So much to do in London – it’s exciting! So much to do – it can be overwhelming. Where to start?
After spending a rainy morning poring over Time Out (I don’t know why Time Out can’t just give you a list of what’s on by date. Really – how hard can it be?) – I was more confused than ever. When the sun came out after lunch (notice I’m getting British already – talking about the weather), I decided to do what is always important to do in a crisis: go and find a book shop and a good coffee.
I wandered down to London Bridge (about 10 mins from home), where I had a vague idea that a book shop might be lurking. Hoorah! Found one, and as fate would have it, right near the door was a copy of Lonely Planet London. Ah – Lonely Planet my old friend, where have I been without you?
Round the corner I wandered into this;
found a nice cafe, and settled down with my Lonely Planet. Just opening it made me excited. After perusing it for a while, I decide that I have a new mission: to see if I can tick off everything listed in the Lonely Planet to do in London. Quite an ask – oh but it will be fun!
With a nice full belly, and the sun now shining in full, a walk along the Thames was in order. This is the view that greeted me as I walked outside:
The modern London. You can guess which one is nick named the Walkie-Talkie, and which one the Gherkin.
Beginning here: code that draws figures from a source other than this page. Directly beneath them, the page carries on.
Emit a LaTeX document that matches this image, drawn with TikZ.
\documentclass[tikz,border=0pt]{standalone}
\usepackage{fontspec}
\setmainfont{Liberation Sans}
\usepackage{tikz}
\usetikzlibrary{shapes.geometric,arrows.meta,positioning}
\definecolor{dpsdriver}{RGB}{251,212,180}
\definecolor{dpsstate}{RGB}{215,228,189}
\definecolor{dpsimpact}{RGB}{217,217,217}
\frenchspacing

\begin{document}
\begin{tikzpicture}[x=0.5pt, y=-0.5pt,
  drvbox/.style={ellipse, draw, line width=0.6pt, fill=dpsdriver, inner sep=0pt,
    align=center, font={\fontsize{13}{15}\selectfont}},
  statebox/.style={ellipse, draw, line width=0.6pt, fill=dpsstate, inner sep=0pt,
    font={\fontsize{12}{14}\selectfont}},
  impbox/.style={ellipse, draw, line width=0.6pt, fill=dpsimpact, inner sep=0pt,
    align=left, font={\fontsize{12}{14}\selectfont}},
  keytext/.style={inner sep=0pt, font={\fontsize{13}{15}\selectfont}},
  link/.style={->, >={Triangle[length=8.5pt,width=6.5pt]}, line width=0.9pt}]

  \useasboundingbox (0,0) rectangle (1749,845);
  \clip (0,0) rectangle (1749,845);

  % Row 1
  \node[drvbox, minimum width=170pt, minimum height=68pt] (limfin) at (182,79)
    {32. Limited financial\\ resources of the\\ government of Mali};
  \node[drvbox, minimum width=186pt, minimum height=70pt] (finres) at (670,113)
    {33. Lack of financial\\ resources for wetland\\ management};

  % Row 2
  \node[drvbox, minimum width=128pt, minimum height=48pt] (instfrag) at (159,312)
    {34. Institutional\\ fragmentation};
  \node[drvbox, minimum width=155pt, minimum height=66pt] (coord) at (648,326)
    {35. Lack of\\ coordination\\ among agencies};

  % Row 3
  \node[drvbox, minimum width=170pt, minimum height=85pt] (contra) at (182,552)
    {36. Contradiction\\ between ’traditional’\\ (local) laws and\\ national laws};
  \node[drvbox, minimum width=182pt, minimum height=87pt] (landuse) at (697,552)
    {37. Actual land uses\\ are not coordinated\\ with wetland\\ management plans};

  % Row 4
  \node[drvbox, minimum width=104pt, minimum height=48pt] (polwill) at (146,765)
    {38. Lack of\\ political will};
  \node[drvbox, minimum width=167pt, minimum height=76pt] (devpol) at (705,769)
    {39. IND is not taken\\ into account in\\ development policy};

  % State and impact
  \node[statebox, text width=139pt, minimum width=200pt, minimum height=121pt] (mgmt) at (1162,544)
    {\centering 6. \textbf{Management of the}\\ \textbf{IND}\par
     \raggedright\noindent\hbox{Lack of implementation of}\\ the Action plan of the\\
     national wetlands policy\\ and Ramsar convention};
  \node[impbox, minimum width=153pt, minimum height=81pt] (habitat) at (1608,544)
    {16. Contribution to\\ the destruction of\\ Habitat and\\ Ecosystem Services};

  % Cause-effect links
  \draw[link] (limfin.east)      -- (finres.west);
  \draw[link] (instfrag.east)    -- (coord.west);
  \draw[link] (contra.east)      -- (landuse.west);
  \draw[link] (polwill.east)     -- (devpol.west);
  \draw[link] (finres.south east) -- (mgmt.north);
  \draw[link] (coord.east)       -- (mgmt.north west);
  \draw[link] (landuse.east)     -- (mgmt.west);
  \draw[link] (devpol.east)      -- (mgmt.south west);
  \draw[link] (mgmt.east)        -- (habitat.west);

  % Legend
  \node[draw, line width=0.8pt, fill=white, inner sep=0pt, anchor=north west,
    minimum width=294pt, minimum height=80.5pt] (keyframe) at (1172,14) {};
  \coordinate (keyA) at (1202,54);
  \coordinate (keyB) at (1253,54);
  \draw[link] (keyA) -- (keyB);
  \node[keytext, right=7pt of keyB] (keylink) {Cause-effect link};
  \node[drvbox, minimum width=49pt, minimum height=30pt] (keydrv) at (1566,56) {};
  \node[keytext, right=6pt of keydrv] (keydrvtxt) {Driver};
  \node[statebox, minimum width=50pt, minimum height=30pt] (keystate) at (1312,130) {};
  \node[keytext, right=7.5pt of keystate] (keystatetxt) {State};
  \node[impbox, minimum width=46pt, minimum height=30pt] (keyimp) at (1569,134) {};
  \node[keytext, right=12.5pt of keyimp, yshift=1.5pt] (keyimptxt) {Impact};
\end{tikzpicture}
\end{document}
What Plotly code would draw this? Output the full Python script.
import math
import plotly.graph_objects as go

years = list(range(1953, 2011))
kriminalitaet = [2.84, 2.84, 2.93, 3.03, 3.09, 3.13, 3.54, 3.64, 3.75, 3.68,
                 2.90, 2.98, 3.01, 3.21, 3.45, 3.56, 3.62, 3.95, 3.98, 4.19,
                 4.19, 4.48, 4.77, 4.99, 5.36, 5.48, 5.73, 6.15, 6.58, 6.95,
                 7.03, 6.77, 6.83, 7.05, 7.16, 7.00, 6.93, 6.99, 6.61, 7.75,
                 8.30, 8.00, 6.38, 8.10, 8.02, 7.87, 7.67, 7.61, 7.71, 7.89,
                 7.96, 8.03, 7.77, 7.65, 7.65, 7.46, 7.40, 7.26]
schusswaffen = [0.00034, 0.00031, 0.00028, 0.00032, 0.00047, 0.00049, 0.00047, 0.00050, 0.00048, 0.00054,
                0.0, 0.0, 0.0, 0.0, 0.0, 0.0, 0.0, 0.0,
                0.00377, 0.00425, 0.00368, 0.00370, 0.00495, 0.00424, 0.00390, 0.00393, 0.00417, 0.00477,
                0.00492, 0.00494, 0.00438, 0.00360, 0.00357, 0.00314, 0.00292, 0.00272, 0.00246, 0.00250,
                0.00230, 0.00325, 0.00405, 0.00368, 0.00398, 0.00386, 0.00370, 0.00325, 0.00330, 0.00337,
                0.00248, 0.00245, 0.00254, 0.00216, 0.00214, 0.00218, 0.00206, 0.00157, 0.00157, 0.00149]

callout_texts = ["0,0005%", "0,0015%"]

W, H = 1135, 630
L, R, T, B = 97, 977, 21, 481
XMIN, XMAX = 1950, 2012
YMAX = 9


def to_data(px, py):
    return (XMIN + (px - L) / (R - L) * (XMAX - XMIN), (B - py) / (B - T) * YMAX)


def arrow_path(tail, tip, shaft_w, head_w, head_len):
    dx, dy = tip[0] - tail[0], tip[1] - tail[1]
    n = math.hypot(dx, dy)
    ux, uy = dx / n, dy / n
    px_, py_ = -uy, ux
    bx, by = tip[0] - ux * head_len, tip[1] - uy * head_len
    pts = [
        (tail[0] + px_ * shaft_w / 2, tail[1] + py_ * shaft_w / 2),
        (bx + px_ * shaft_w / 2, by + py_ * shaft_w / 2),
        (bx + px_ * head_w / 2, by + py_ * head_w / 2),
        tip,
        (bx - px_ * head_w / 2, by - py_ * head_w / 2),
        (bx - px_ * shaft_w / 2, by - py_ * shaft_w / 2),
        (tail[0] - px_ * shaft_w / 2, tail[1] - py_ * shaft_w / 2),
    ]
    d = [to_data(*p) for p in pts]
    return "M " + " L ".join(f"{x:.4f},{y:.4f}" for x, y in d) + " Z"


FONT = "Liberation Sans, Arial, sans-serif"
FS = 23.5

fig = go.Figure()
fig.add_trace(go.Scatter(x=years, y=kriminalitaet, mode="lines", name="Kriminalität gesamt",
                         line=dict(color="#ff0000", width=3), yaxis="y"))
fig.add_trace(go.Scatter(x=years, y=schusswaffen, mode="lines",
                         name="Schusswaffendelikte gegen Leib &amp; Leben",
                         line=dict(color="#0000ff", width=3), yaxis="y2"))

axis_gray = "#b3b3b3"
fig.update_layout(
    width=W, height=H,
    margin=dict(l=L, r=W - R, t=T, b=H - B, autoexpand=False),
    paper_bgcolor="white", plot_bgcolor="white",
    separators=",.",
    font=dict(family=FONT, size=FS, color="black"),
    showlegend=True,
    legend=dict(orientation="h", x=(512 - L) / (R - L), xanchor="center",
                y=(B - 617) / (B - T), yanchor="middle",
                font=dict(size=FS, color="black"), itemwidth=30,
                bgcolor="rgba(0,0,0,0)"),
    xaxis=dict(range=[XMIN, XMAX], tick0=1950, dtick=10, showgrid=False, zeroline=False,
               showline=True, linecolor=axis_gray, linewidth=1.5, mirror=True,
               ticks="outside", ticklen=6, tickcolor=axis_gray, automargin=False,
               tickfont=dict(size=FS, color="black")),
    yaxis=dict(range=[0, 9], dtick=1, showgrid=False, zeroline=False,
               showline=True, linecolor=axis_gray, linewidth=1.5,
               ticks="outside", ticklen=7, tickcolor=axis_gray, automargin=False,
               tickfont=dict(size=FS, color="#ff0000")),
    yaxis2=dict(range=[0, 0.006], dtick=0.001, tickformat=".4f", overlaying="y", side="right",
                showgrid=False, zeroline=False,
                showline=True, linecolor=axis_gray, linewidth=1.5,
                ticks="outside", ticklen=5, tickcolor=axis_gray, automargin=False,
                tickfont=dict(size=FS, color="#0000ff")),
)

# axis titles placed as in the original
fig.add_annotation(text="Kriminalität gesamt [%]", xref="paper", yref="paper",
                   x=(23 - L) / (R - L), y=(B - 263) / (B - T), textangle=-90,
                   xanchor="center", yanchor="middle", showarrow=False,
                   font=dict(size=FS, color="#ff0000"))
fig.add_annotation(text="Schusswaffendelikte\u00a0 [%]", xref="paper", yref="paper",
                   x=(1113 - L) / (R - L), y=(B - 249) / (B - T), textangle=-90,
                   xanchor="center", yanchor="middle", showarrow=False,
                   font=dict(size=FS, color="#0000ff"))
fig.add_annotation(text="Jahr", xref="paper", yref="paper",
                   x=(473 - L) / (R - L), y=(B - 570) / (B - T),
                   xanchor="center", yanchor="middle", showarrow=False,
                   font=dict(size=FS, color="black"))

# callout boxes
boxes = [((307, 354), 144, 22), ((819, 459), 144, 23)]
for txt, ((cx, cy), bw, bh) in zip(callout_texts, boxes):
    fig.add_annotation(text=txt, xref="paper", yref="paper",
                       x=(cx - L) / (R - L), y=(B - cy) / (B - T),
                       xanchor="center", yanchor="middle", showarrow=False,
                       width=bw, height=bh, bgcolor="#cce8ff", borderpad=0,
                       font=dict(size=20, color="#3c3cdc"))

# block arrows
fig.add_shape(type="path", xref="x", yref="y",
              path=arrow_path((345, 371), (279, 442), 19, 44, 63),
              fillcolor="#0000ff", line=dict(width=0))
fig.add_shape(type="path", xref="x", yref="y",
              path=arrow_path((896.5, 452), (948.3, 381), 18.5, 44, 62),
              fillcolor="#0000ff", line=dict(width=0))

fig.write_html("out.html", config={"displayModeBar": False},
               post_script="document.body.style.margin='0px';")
From here I crossed the road at London Bridge, went beside Borough Market (to be explored another day), to Southwark Cathedral.
Southwark Cathedral is the oldest cathedral church building in London (wow!). I’m guessing that would be because it is on the south side of the river, and escaped The Great Fire (but don’t quote me on this). Archaeological evidence shows there was Roman pagan worship here well before that. Some believe there was a church here as early as AD 606.
I loved that the courtyard was filled with young people eating food they had bought at the market next door, relaxing with a cigarette (or if they were cool hipsters, an e-cigarette).
I ducked in to check it out. Wow – awesome stuff. I didn’t have any cash on me for the photo permit, so no photos to show you here. I saw Chaucer’s window, dedicated to pilgrims aka Canterbury Tales. William Shakespeare’s brother is buried there as well. There is a lot of wood inside – and it made me wonder if this is what the old St Paul’s might have been like. Oldest wooden effigy of a knight – unknown identity. Was quite moving and beautiful. Truly beautiful place. Will definitely be heading back to explore some more, and maybe check out a choral performance or two.
I followed my feet, and within a few hundred metres found The Golden Hinde. Evidently Sir Francis Drake completed the second-ever circumnavigation of the world between 1577-80 in this galleon ship.
You can do tours – another thing to add to the list. I couldn’t concentrate on the ship because I was distracted by some cool loud music nearby. I had to go and check it out.
Was great music actually. Playing right beside the ruins of Winchester Palace, one of the largest and most important buildings of medieval London.
Wandered some more…
I say finally, but this whole walk (slow wander really) took me about an hour. Every inch of this city has a story to tell. I’m not sure if I crossed anything off my list, or just added to it.